● PROBLEM:
Say how many lines in the data below contain the word "this", and give no other text.

● MATERIAL FOR THE TASK:
----
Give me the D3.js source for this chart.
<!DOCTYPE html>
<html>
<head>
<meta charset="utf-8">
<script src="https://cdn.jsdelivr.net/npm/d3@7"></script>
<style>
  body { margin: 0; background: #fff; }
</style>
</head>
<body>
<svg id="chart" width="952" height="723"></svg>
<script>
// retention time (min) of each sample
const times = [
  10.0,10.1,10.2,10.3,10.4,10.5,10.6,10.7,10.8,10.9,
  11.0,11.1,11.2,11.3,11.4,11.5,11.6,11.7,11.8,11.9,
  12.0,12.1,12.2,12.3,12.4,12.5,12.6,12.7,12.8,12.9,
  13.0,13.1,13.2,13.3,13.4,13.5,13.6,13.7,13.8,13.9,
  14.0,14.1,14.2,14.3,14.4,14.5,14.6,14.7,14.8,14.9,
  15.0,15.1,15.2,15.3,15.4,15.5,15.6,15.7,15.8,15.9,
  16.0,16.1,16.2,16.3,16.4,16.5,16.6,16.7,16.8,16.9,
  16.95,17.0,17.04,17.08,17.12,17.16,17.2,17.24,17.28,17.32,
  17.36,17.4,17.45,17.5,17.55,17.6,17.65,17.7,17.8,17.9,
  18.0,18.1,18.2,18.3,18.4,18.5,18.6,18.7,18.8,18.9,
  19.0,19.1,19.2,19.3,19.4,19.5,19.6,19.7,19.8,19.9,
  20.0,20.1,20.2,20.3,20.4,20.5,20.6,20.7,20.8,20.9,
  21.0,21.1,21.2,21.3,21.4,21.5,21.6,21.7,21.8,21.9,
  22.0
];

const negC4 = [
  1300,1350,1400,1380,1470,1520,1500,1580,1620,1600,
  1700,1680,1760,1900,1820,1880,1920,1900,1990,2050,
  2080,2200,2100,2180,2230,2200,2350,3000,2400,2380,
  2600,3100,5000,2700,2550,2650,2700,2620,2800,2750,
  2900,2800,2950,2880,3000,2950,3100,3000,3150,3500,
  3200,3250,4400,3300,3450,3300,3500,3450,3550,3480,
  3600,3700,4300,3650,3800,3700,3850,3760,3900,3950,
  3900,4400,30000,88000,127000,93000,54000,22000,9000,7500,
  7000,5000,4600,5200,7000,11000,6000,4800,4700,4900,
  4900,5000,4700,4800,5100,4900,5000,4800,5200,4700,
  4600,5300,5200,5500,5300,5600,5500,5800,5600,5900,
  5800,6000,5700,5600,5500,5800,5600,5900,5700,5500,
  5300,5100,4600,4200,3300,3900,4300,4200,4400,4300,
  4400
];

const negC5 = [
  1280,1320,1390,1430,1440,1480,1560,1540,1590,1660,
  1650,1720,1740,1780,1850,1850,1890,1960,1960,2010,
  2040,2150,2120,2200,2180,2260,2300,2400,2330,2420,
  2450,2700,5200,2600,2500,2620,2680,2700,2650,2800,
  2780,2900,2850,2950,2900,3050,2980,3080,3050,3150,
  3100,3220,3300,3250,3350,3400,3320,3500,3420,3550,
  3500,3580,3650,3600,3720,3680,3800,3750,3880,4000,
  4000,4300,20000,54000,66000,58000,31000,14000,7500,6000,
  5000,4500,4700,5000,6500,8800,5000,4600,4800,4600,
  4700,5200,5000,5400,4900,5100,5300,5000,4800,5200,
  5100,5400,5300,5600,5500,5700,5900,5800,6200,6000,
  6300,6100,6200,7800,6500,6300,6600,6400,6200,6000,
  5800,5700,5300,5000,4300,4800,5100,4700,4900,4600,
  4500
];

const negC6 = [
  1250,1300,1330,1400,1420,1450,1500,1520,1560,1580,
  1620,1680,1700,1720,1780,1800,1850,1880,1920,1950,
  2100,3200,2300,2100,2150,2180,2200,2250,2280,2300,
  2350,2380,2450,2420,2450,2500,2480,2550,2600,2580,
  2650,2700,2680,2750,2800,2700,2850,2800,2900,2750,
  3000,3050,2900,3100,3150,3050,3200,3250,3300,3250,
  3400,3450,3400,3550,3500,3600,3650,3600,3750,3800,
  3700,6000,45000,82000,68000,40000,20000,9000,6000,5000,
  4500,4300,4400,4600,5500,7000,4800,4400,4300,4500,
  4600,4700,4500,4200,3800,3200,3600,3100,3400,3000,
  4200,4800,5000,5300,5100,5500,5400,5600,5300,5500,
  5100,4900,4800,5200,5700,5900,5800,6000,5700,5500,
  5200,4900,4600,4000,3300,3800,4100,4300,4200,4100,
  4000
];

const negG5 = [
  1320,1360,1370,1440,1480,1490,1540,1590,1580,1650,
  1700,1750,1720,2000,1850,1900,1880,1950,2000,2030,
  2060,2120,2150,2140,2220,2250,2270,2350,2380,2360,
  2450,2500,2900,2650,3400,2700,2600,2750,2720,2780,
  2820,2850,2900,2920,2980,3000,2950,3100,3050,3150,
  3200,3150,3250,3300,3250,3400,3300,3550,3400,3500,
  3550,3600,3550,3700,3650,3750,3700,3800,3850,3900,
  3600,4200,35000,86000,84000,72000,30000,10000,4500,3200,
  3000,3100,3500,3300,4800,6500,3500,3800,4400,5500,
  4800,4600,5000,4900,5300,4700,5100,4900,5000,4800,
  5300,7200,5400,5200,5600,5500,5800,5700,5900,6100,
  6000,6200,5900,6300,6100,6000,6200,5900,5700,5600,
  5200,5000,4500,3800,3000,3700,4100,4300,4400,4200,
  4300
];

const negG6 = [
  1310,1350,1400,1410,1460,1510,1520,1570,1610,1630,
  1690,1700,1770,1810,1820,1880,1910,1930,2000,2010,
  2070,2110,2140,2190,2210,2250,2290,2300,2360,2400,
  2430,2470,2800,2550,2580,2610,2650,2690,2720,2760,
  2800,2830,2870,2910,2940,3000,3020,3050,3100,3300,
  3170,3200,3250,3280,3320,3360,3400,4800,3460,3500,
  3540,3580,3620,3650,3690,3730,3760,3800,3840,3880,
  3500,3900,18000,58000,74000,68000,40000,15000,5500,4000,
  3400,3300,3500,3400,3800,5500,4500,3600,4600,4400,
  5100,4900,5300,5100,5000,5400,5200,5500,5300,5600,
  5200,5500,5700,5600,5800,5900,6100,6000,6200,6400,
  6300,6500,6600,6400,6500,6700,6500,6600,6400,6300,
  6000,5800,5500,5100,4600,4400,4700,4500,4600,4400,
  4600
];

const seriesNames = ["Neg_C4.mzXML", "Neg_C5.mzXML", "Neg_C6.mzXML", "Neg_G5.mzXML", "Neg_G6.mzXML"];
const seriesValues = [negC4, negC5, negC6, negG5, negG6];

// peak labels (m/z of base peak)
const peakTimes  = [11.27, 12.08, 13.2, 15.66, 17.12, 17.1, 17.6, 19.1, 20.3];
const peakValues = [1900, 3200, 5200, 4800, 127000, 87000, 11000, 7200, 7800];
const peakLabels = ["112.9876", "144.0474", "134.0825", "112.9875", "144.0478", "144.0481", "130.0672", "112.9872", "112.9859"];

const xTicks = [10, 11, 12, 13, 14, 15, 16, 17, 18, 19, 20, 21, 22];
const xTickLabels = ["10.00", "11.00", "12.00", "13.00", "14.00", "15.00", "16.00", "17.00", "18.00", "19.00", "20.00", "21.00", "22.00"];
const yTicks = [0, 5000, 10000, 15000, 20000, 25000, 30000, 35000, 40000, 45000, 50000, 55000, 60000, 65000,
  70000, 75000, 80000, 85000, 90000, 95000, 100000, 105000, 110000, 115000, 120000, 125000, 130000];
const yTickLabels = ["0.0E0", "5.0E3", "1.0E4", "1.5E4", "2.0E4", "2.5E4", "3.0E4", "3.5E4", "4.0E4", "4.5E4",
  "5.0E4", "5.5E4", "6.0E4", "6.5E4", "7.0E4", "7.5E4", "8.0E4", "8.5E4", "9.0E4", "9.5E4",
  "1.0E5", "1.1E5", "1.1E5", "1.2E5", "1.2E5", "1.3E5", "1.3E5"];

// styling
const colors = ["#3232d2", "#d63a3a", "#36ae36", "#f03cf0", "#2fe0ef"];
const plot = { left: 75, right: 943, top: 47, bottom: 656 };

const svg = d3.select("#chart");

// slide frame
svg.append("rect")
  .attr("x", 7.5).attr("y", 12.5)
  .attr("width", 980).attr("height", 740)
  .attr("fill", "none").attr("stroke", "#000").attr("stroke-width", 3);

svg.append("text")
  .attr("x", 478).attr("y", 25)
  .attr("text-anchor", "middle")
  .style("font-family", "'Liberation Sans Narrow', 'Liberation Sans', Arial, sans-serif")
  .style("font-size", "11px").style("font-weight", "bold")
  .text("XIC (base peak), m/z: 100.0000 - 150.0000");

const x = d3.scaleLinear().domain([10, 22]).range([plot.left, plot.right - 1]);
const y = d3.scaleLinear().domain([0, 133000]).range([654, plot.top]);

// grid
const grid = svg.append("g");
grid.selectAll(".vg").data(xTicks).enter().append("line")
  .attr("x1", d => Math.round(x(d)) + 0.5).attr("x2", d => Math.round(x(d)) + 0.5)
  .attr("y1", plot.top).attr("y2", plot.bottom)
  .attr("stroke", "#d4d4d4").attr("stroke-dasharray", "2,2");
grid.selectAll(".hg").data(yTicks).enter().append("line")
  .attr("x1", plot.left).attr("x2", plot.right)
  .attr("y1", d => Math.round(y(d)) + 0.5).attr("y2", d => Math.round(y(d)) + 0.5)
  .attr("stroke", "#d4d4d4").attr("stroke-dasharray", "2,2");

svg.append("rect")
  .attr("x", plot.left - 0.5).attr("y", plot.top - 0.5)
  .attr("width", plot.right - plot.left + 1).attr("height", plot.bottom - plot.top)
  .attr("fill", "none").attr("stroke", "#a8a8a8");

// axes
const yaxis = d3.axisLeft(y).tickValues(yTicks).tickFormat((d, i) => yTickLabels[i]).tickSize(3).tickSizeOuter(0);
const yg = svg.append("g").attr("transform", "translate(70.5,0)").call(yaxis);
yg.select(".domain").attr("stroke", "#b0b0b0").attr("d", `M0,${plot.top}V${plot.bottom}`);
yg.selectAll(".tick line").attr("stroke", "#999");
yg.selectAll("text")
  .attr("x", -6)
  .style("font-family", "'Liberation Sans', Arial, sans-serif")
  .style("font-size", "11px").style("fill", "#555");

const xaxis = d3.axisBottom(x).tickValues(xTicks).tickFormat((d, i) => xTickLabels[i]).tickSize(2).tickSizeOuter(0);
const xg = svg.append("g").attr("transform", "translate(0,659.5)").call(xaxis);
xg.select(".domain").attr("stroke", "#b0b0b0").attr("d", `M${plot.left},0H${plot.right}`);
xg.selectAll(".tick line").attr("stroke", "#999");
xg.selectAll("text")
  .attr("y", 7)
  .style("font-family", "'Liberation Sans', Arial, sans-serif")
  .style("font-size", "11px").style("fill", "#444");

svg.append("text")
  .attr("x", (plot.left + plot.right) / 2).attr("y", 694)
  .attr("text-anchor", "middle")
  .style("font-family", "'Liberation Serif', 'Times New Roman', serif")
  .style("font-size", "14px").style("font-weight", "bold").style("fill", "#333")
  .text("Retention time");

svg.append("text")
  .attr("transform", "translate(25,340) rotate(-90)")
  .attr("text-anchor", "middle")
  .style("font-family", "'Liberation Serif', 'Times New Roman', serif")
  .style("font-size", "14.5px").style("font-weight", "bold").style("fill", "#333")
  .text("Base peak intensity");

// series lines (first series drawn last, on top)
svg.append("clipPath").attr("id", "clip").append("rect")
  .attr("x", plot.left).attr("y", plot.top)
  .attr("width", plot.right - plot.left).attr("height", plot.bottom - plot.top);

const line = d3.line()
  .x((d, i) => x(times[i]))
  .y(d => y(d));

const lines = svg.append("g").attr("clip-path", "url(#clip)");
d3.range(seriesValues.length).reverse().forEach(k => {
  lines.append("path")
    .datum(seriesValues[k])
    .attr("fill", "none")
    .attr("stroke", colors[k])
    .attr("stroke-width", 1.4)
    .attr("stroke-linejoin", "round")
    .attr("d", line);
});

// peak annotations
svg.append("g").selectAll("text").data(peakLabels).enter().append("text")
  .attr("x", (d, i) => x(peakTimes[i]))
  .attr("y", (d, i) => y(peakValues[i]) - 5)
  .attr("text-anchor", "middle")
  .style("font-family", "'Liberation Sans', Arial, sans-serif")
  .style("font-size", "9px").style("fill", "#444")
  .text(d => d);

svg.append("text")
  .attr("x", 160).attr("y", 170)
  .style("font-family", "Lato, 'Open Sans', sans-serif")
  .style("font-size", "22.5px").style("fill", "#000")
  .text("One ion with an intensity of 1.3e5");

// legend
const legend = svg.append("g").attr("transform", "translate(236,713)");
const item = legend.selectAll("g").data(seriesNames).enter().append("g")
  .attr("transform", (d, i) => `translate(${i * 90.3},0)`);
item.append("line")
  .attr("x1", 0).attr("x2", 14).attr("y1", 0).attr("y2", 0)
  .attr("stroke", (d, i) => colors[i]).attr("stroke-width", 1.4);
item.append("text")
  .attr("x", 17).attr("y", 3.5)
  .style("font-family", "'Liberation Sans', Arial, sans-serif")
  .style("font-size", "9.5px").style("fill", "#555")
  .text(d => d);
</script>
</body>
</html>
----
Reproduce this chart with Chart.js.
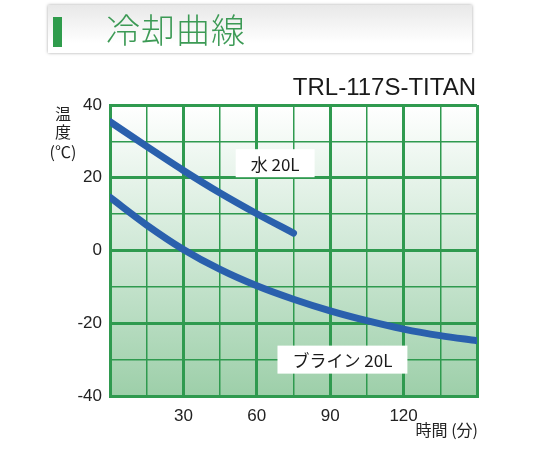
----
● RESULT:
2